If you use other events, e.g. “perf record -e branches”, it will work.
BTW, not all the events reported by perf list are supported. It supports the following events:
Thank you, that explains the puzzling results. I’m confused since on other risc-v hardware I have access to I do not see that problem. Do you have more information about it? Not having cycles or instruction counts makes perf record much less useful so would be nice to see if it can be fixed.
I know little about other RISC-V hardware, but I noticed QEMU supports counting cycles/instructions by not only mcycle/minstret but also mhpmevent/mhpmcounter, so it can provide counter overflow interrupt for cycles/instructions. Perhaps other RISC-V hardware uses similar implementations. It’s a pity that the K1 chip on F3 doesn’t implement this, so it seems that it cannot be fixed.

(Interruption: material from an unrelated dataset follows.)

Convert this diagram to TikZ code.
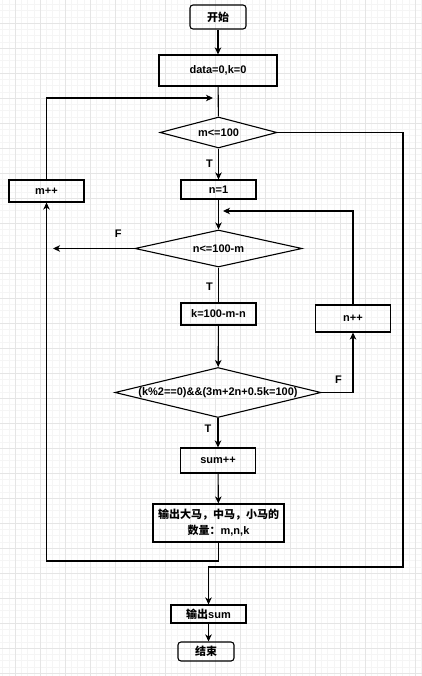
\documentclass[tikz,border=0pt]{standalone}
\usepackage{fontspec}
\setmainfont{Liberation Sans}
\newfontfamily\cjk{Noto Sans CJK SC}
\usetikzlibrary{arrows.meta,shapes.geometric}
\tikzset{
  base/.style={draw=black, line width=1.1pt, inner sep=0pt, font=\fontsize{11}{13}\selectfont\bfseries, align=center},
  box/.style={base, rectangle},
  term/.style={base, rectangle, rounded corners=3pt},
  dia/.style={base, diamond},
  conn/.style={line width=1.1pt, draw=black},
  arr/.style={conn, -{Stealth[length=7pt,width=6.5pt,inset=2pt]}},
  lab/.style={inner sep=0pt, font=\fontsize{11}{13}\selectfont\bfseries},
  gridminor/.style={draw=black!4, line width=0.4pt},
  gridmajor/.style={draw=black!10, line width=0.5pt}
}
\begin{document}
\begin{tikzpicture}[x=1pt, y=-1pt]
\useasboundingbox (0,0) rectangle (422,676);
\fill[white] (0,0) rectangle (422,676);
% faint background grid
\foreach \i in {0,...,70} {
  \draw[gridminor] ({-3.75+6.25*\i},0) -- ({-3.75+6.25*\i},676);
}
\foreach \i in {0,...,109} {
  \draw[gridminor] (0,{4.25+6.25*\i}) -- (422,{4.25+6.25*\i});
}
\foreach \i in {0,...,17} {
  \draw[gridmajor] ({15+25*\i},0) -- ({15+25*\i},676);
}
\foreach \i in {0,...,27} {
  \draw[gridmajor] (0,{-2+25*\i}) -- (422,{-2+25*\i});
}

% nodes
\node[term, minimum width=56pt, minimum height=24pt] (start) at (218,17) {\cjk 开始};
\node[box, minimum width=118pt, minimum height=31pt] (init) at (218,70.5) {data=0,k=0};
\node[dia, minimum width=117pt, minimum height=31pt] (d1) at (218.5,132.5) {\makebox[0pt]{m<=100}};
\node[box, minimum width=75pt, minimum height=19pt] (n1) at (218.5,189.5) {n=1};
\node[dia, minimum width=167pt, minimum height=37pt] (d2) at (218.5,248.5) {\makebox[0pt]{n<=100-m}};
\node[box, minimum width=75pt, minimum height=22pt] (kk) at (218.5,314) {k=100-m-n};
\node[dia, minimum width=206pt, minimum height=50pt] (d3) at (218,392.5) {\makebox[0pt]{(k\%2==0)\&\&(3m+2n+0.5k=100)}};
\node[box, minimum width=75pt, minimum height=25pt] (sum) at (218,460.5) {sum++};
\node[box, minimum width=131pt, minimum height=38pt] (out) at (218.5,523) {{\cjk 输出大马，中马，小马的}\\[3pt]{\cjk 数量：}m,n,k};
\node[box, minimum width=75pt, minimum height=22pt] (mpp) at (46.5,191) {m++};
\node[box, minimum width=75pt, minimum height=27pt] (npp) at (353,318.5) {n++};
\node[box, minimum width=75pt, minimum height=18pt] (outs) at (208.5,614) {{\cjk 输出}sum};
\node[term, minimum width=56pt, minimum height=19pt] (end) at (206,651.5) {\cjk 结束};

% free ends
\coordinate (j1) at (213,98);
\coordinate (j2) at (223,211);
\coordinate (c2) at (53,248.5);
\coordinate (c3) at (218.5,561);
\coordinate (c4) at (403,567);

% connectors
\draw[arr] (start) -- (init);
\draw[conn] (init) -- (d1);
\draw[arr] (mpp.north) |- (j1);
\draw[arr] (d1) -- node[lab, pos=0.5, left=5pt] (t1) {T} (n1);
\draw[arr] (n1) -- (d2);
\draw[conn] (d2) -- node[lab, pos=0.55, left=5pt] (t2) {T} (kk);
\draw[arr] (kk) -- (d3);
\draw[arr] (d3) -- node[lab, pos=0.37, left=6pt] (t3) {T} (sum);
\draw[arr] (sum) -- (out);
\draw[arr] (d2.west) -- node[lab, pos=0.2, above=10pt] (f1) {F} (c2);
\draw[arr] (d3.east) -| node[lab, pos=0.27, above=8pt] (f2) {F} (npp.south);
\draw[arr] (npp.north) |- (j2);
\draw[arr] (out.south) -- (c3) -| (mpp.south);
\draw[arr] (d1.east) -| (c4) -| (outs.north);
\draw[arr] (outs.south) -- (outs.south |- end.north);
\end{tikzpicture}
\end{document}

Maybe you can consider the following two workarounds:
use software events (such as cpu-clock or task-clock) instead.
build perf from the provided linux sources. The sources in tools/perf/pmu-events/arch/riscv/spacemit/x60 define some hardware-specific event names, which of all support sscofpmf and can be used directly by perf user. There may be some substitute events, e.g. u_mode_cycle/s_mode_cycle/m_mode_cycle.